Они наивны, глазунковские рецепты вразумления и спасения человечества посредством создаваемой им «Книги ужасов», этакой энциклопедии зла, посредством священного трепета перед любым преступлением, большим или малым. Наивны, но и понятны Корнилову тоже. Знакомый почерк, знакомая одержимость. Ведь юный Петя Корнилов и юный Ваня Глазунков были некогда в одном поиске, брели в одном направлении: «Ваня тоже ведь искал мысль общечеловеческую и общеобязательную, и она явилась к нему кошмаром «Книги ужасов», ужасов насилия, бессилия, а также блудного слова». И как бы ни старался Корнилов стряхнуть наваждение, избавиться от этого кошмара – даже зарыл дарованную ему «Книгу ужасов» в землю, – все тщетно. Болезненные идеи безумного компаньона настигали, проникали в душу, обосновались в ней, сомкнувшись с собственными корниловскими рассуждениями о возможном конце света, о всемирной катастрофе. Ибо горячечные апелляции к страху как к благодетельной панацее, страху как средству вразумления не лишены смысла. Быть может, не столь явного тогда, в двадцатые годы, но куда более отчетливого теперь, в восьмидесятые (время романного эпилога). После уроков второй мировой войны, уроков Хиросимы и Нагасаки. И не так уже беспочвен ныне категорический императив Ивана Ипполитовича: «Жизнь должна быть при «нельзя», при страхе она должна быть неизменной и в духе, и во плоти! «Нельзя», потому что ужасно, а больше ничего. «Нельзя» истолковывать не надо, потому что оно и есть превыше всего! Всех принципов!»
Что ни герой произведения, то своя программа, своя философия, своя логика решения глобальных проблем.
У Портнягина – через несознательность.
У Митрохина – через грамотность.
У Барышникова – через кооперацию.
У УУРа – через общинно-общественное воспитание.
Даже Сенушкин, тунеядец, мародер, любитель легкой наживы, и тот претендует на «общечеловеческую мудрость». А что? И у Сенушкина – свой опыт, свой расчет, свои поучения – пристроиться к распределителю благ, побольше «от мужика... заготавливать, на то он и мужик. Ежели не так сильно, как при разверстке военного коммунизма, ежели что мужику и оставлять, так все равно с тем же расчетом: взять с его когда-нибудь». Пакостные советы, хищнические, однако же и они не пропали втуне, не остались без применения. И система распределителей укоренилась, и с крестьянина попытались впоследствии брать что можно и что нельзя.

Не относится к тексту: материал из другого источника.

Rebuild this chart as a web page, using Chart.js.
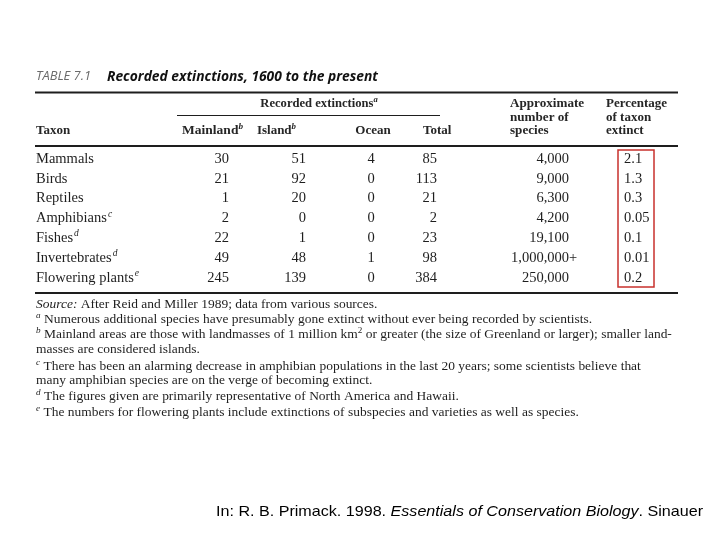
<!DOCTYPE html>
<html>
<head>
<meta charset="utf-8">
<script src="https://cdn.jsdelivr.net/npm/chart.js@4/dist/chart.umd.min.js"></script>
<style>
html,body{margin:0;padding:0;background:#fff;}
#wrap{width:720px;height:540px;}
</style>
</head>
<body>
<div id="wrap"><canvas id="c" width="720" height="540"></canvas></div>
<script>
// ---- data ----
const taxa = ['Mammals','Birds','Reptiles','Amphibians','Fishes','Invertebrates','Flowering plants'];
const taxonNotes = ['','','','c','d','d','e'];
const mainland = [30,21,1,2,22,49,245];
const island = [51,92,20,0,1,48,139];
const ocean = [4,0,0,0,0,1,0];
const total = [85,113,21,2,23,98,384];
const speciesCount = [4000,9000,6300,4200,19100,1000000,250000];
const speciesPlus = [false,false,false,false,false,true,false];
const pctExtinct = [2.1,1.3,0.3,0.05,0.1,0.01,0.2];

const titleLabel = 'TABLE 7.1';
const titleText = 'Recorded extinctions, 1600 to the present';
const creditPre = 'In: R. B. Primack. 1998. ';
const creditBook = 'Essentials of Conservation Biology';
const creditPost = '. Sinauer';

// ---- layout / style ----
const SERIF = '"Liberation Serif", serif';
const SANS = '"Open Sans", sans-serif';
const ARIAL = '"Liberation Sans", Arial, sans-serif';
const INK = '#1e1e1e';

const columns = [
  {data: mainland, x: 229, align: 'right', fmt: v => String(v)},
  {data: island, x: 306, align: 'right', fmt: v => String(v)},
  {data: ocean, x: 371, align: 'center', fmt: v => String(v)},
  {data: total, x: 437, align: 'right', fmt: v => String(v)},
  {data: speciesCount, x: 569, align: 'right', fmt: v => v.toLocaleString('en-US'), plus: speciesPlus},
  {data: pctExtinct, x: 624, align: 'left', fmt: v => String(v)}
];

function fontStr(style, size, fam){ return `${style||'normal'} ${size}px ${fam}`; }

function runsWidth(ctx, runs){
  let w = 0;
  runs.forEach(r => {
    const size = r.sup ? r.size*0.68 : r.size;
    ctx.font = fontStr(r.style, size, r.fam);
    w += ctx.measureText(r.t).width;
  });
  return w;
}
// draw runs with horizontal scale factor s (default 1); align 'left', 'center' or 'right'
function drawRuns(ctx, runs, x, y, s, color, align){
  s = s || 1;
  const nat = runsWidth(ctx, runs);
  const startX = align === 'center' ? x - nat*s/2 : (align === 'right' ? x - nat*s : x);
  ctx.save();
  ctx.translate(startX, y);
  ctx.scale(s, 1);
  ctx.textBaseline = 'middle';
  ctx.textAlign = 'left';
  ctx.fillStyle = color || INK;
  let cx = 0;
  runs.forEach(r => {
    const size = r.sup ? r.size*0.68 : r.size;
    ctx.font = fontStr(r.style, size, r.fam);
    ctx.fillText(r.t, cx, r.sup ? -r.size*0.33 : 0);
    cx += ctx.measureText(r.t).width;
  });
  ctx.restore();
}
function fitScale(ctx, runs, target){ return target / runsWidth(ctx, runs); }
function line(ctx, x1, x2, y, w){
  ctx.save();
  ctx.strokeStyle = INK;
  ctx.lineWidth = w;
  ctx.beginPath(); ctx.moveTo(x1, y); ctx.lineTo(x2, y); ctx.stroke();
  ctx.restore();
}

const S = (t, style) => ({t, style, size: 13, fam: SERIF});
const SUP = (t) => ({t, style: 'italic', size: 13, fam: SERIF, sup: true});

const footnotes = [
  {y: 305, runs: [S('Source:','italic'), S(' After Reid and Miller 1989; data from various sources.')]},
  {y: 320, runs: [SUP('a'), S(' Numerous additional species have presumably gone extinct without ever being recorded by scientists.')]},
  {y: 335, runs: [SUP('b'), S(' Mainland areas are those with landmasses of 1 million km'), {t:'2', style:'normal', size:13, fam:SERIF, sup:true}, S(' or greater (the size of Greenland or larger); smaller land-')]},
  {y: 350, runs: [S('masses are considered islands.')]},
  {y: 367, runs: [SUP('c'), S(' There has been an alarming decrease in amphibian populations in the last 20 years; some scientists believe that')]},
  {y: 381, runs: [S('many amphibian species are on the verge of becoming extinct.')]},
  {y: 397, runs: [SUP('d'), S(' The figures given are primarily representative of North America and Hawaii.')]},
  {y: 413, runs: [SUP('e'), S(' The numbers for flowering plants include extinctions of subspecies and varieties as well as species.')]}
];

const tablePlugin = {
  id: 'tablePlugin',
  beforeDraw(chart){
    const ctx = chart.ctx;
    ctx.save(); ctx.fillStyle = '#fff'; ctx.fillRect(0,0,chart.width,chart.height); ctx.restore();
  },
  afterDraw(chart){
    const ctx = chart.ctx;
    // title
    const tl = [{t: titleLabel, style: 'italic', size: 12, fam: SANS}];
    drawRuns(ctx, tl, 36, 77, fitScale(ctx, tl, 55), '#6a6a6a');
    const tt = [{t: titleText, style: 'italic bold', size: 14, fam: SANS}];
    drawRuns(ctx, tt, 107, 77, fitScale(ctx, tt, 271), '#111');
    // rules
    line(ctx, 35, 678, 92.5, 2.2);
    line(ctx, 177, 440, 115.5, 1);
    line(ctx, 35, 678, 146, 2.2);
    line(ctx, 35, 678, 293, 2.2);
    // headers
    const HC = '#262626';
    const B = (t) => ({t, style: 'bold', size: 13, fam: SERIF});
    const BS = (t) => ({t, style: 'bold italic', size: 13, fam: SERIF, sup: true});
    drawRuns(ctx, [B('Recorded extinctions'), BS('a')], 319, 104, 0.97, HC, 'center');
    drawRuns(ctx, [B('Taxon')], 36, 131, 1, HC);
    drawRuns(ctx, [B('Mainland'), BS('b')], 243, 131, 1.04, HC, 'right');
    drawRuns(ctx, [B('Island'), BS('b')], 296, 131, 1, HC, 'right');
    drawRuns(ctx, [B('Ocean')], 373, 131, 1, HC, 'center');
    drawRuns(ctx, [B('Total')], 423, 131, 1, HC);
    drawRuns(ctx, [B('Approximate')], 510, 104, 1.01, HC);
    drawRuns(ctx, [B('number of')], 510, 118, 1.01, HC);
    drawRuns(ctx, [B('species')], 510, 131, 1.01, HC);
    drawRuns(ctx, [B('Percentage')], 606, 104, 1, HC);
    drawRuns(ctx, [B('of taxon')], 606, 118, 1, HC);
    drawRuns(ctx, [B('extinct')], 606, 131, 1, HC);

    // rows (positions from the chart's category y scale)
    const meta0 = chart.getDatasetMeta(0);
    ctx.save();
    ctx.textBaseline = 'middle';
    ctx.fillStyle = INK;
    taxa.forEach((name, i) => {
      const y = meta0.data[i].y;
      ctx.font = fontStr('normal', 14.5, SERIF);
      ctx.textAlign = 'left';
      const x0 = chart.scales.x.getPixelForValue(36);
      ctx.fillText(name, x0, y);
      if (taxonNotes[i]) {
        const w = ctx.measureText(name).width;
        ctx.font = fontStr('italic', 9.5, SERIF);
        ctx.fillText(taxonNotes[i], x0 + w + 1, y - 4.5);
      }
    });
    columns.forEach((col, k) => {
      const meta = chart.getDatasetMeta(k);
      col.data.forEach((v, i) => {
        const el = meta.data[i];
        ctx.font = fontStr('normal', 14.5, SERIF);
        ctx.textAlign = col.align;
        ctx.fillText(col.fmt(v), el.x, el.y);
        if (col.plus && col.plus[i]) {
          ctx.textAlign = 'left';
          ctx.fillText('+', el.x, el.y);
        }
      });
    });
    ctx.restore();

    // red box around percentage column
    const yTop = meta0.data[0].y - 9;
    const yBot = meta0.data[taxa.length-1].y + 9;
    ctx.save();
    ctx.strokeStyle = '#c8302c';
    ctx.lineWidth = 1.5;
    ctx.strokeRect(618, yTop, 36, yBot - yTop);
    ctx.restore();

    // footnotes: one common horizontal scale
    const sFoot = fitScale(ctx, footnotes[1].runs, 556);
    footnotes.forEach(f => drawRuns(ctx, f.runs, 36, f.y, sFoot));

    // credit
    const cr = [
      {t: creditPre, style: 'normal', size: 15, fam: ARIAL},
      {t: creditBook, style: 'italic', size: 15, fam: ARIAL},
      {t: creditPost, style: 'normal', size: 15, fam: ARIAL}
    ];
    drawRuns(ctx, cr, 216, 512, fitScale(ctx, cr, 487), '#000');
  }
};

const datasets = columns.map((col, k) => ({
  label: 'col' + k,
  data: col.data.map((v, i) => ({x: col.x, y: taxa[i]})),
  pointRadius: 0,
  pointHoverRadius: 0,
  showLine: false
}));

new Chart(document.getElementById('c'), {
  type: 'scatter',
  data: {labels: taxa, datasets},
  options: {
    responsive: false,
    animation: false,
    events: [],
    layout: {padding: {top: 159, bottom: 262, left: 0, right: 0}},
    plugins: {legend: {display: false}, tooltip: {enabled: false}},
    scales: {
      x: {type: 'linear', min: 0, max: 720, display: false},
      y: {type: 'category', labels: taxa, offset: false, display: false}
    }
  },
  plugins: [tablePlugin]
});
</script>
</body>
</html>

Все повествование Залыгина полнится проповедями, декларациями, манифестами. От широковещательных заявлений для прессы (Казанцев, Митрохин) до откровений в узком кругу, перед каким-нибудь единственным слушателем (Иван Ипполитович). Причем ни у кого здесь нет монополии на правоту, на безошибочную оценку. Этакая разноголосица, этакая пестрота, этакая смесь завиральных идей с существенными. Озлобленный на интеллигенцию, готовый преследовать и искоренять ее, УУР тем не менее не слишком далек от истины, когда твердит: «Я – не против, мужики в коммуны сходятся – я не против, но как бы они тем самым лишнего масла и в без того горячие интеллигентские головы не подлили, а то уж и такой слышится разговор: «Ага! – они сходятся. Так загнать их в коммуны всех до одного – лучше будет!» Сегодня – лучше, а завтра – это станет одним-единственным способом мужицкой жизни...» А симпатичный, жизнерадостный УПК (Уполномоченный Промысловой Кооперации), враг праздных разговоров и перестраховочных подозрений, вдруг обнаруживает в своей кипучей деятельности опасную, чреватую механическим исполнительством тенденцию: «...ему все равно было что и как делать, лишь бы дело называлось службой».

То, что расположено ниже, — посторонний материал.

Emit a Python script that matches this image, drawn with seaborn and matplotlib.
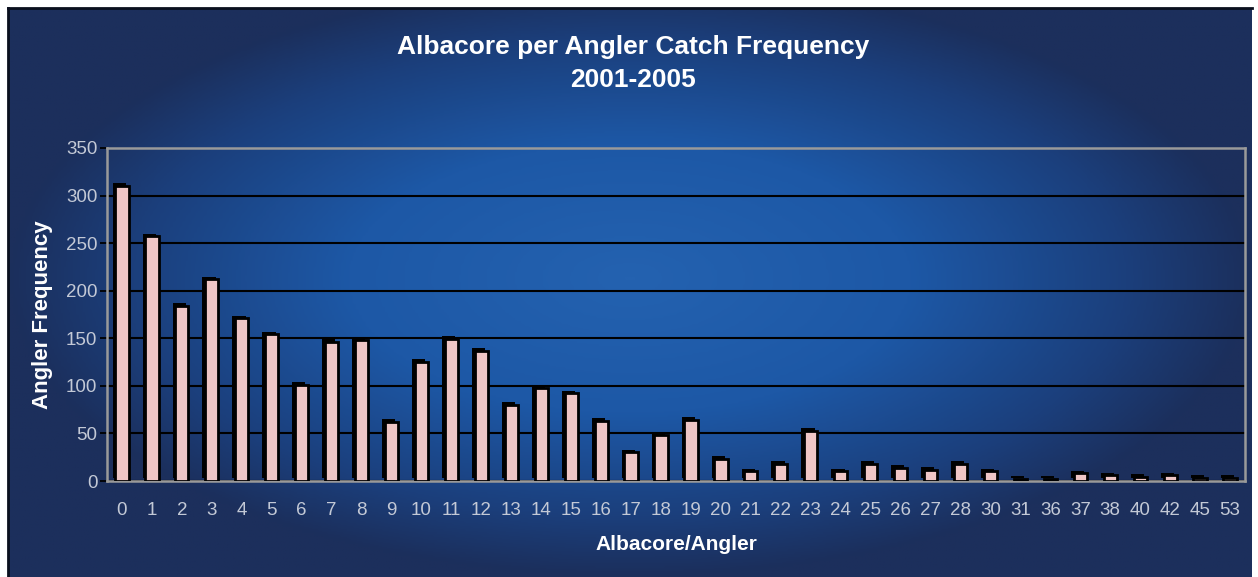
import matplotlib
matplotlib.use("Agg")
import matplotlib.pyplot as plt
import matplotlib.patheffects as pe
import numpy as np
import pandas as pd
import seaborn as sns
from matplotlib.colors import LinearSegmentedColormap

# catch per angler (category) and how many anglers caught that many
catch = ["0", "1", "2", "3", "4", "5", "6", "7", "8", "9", "10", "11", "12",
         "13", "14", "15", "16", "17", "18", "19", "20", "21", "22", "23",
         "24", "25", "26", "27", "28", "30", "31", "36", "37", "38", "40",
         "42", "45", "53"]
freq = [310, 257, 184, 212, 171, 154, 101, 146, 148, 62, 125, 149, 137,
        80, 98, 92, 63, 30, 48, 64, 23, 10, 18, 53,
        10, 18, 14, 12, 18, 10, 2, 2, 8, 6, 4,
        6, 3, 3]
y_ticks = [0, 50, 100, 150, 200, 250, 300, 350]

BAR_PINK = "#efc6c6"
TICK_GREY = "#c3c9d6"
FRAME_GREY = "#9a9a9a"

sns.set_theme(style="white")
plt.rcParams["font.family"] = ["Liberation Sans", "DejaVu Sans"]

W, H = 1258, 577
fig = plt.figure(figsize=(W / 100, H / 100), dpi=100, facecolor="white")

# background panel with a wide radial blue glow
bg = fig.add_axes([8 / W, 0, (1252 - 8) / W, (H - 8) / H])
gx, gy = np.meshgrid(np.linspace(-1, 1, 400), np.linspace(-1, 1, 200))
r = np.sqrt((gx / 1.0) ** 2 + ((gy + 0.05) / 1.05) ** 2)
glow = LinearSegmentedColormap.from_list(
    "glow", [(0, "#2462b0"), (0.45, "#1d58a6"), (0.8, "#1b3f7c"), (1, "#1c2f5c")])
bg.imshow(np.clip(r, 0, 1), cmap=glow, aspect="auto", extent=[0, 1, 0, 1])
bg.set_xlim(0, 1)
bg.set_ylim(0, 1)
bg.set_xticks([])
bg.set_yticks([])
for side in ("right", "bottom"):
    bg.spines[side].set_visible(False)
for side in ("top", "left"):
    bg.spines[side].set_color("#0a0f1e")
    bg.spines[side].set_linewidth(2)

ax = fig.add_axes([107 / W, (H - 481) / H, (1245 - 107) / W, (481 - 148) / H])
ax.set_facecolor("none")

df = pd.DataFrame({"catch": catch, "freq": freq})
sns.barplot(data=df, x="catch", y="freq", order=catch, color=BAR_PINK,
            width=0.44, edgecolor="black", linewidth=2.0, saturation=1, ax=ax)
for p in ax.patches:
    p.set_path_effects([pe.SimplePatchShadow(offset=(-2, 2), shadow_rgbFace="black", alpha=1),
                        pe.Normal()])
    p.set_zorder(3)

ax.set_ylim(0, 350)
ax.set_xlim(-0.5, len(catch) - 0.5)
ax.set_yticks(y_ticks)
ax.grid(axis="y", color="black", linewidth=1.5, zorder=1)
ax.set_axisbelow(True)

for s in ax.spines.values():
    s.set_color(FRAME_GREY)
    s.set_linewidth(1.8)
    s.set_visible(True)

ax.set_xticks(np.arange(len(catch) + 1) - 0.5, minor=True)
ax.tick_params(axis="x", which="major", length=0, pad=15, labelsize=13.5, labelcolor=TICK_GREY)
ax.tick_params(axis="x", which="minor", length=6, width=1.3, color="black", direction="out")
ax.tick_params(axis="y", which="major", length=5, width=1.3, color="black", pad=2,
               labelsize=13.5, labelcolor=TICK_GREY, left=True)

ax.set_xlabel("Albacore/Angler", color="white", fontsize=15, fontweight="bold", labelpad=12)
ax.set_ylabel("Angler Frequency", color="white", fontsize=16, fontweight="bold", labelpad=9)

fig.text(0.503, 1 - 47 / H, "Albacore per Angler Catch Frequency", color="white",
         fontsize=19, fontweight="bold", ha="center", va="center")
fig.text(0.503, 1 - 80 / H, "2001-2005", color="white",
         fontsize=19, fontweight="bold", ha="center", va="center")

fig.savefig("out.png", dpi=100, facecolor=fig.get_facecolor())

Правда, по большей части споры и конфликты между проповедниками (особенно в первой книге) пока остаются в пределах теории, в сфере чистого духа. Пока, но надолго ли? Вон как наседает на кооператора Барышникова строгий, придирчивый Миша-комсомолец. Тот про нэп, про хозяйственную выгоду, про умение торговать, про взаимовыгодный союз государственного и кооперативного сектора, а этот: не зарывайся в экономику, не кичись прибылью, «политика... неизменно главнее всего остального! Она главнейший участок!» И, как ни крути, подчинит, окоротит Миша ловкого кооператора. Не теперь прижмет, так позже. Не он, так другие. Это Барышников видел в нэпе ладное дело, средство освобождения государства «от всякой мелочи, от мелочной торговли, от заботы пришивания каждой пуговицы на пинджаке каждого советского гражданина», а Миша-комсомолец, а Митрохин только «временность», только уступку.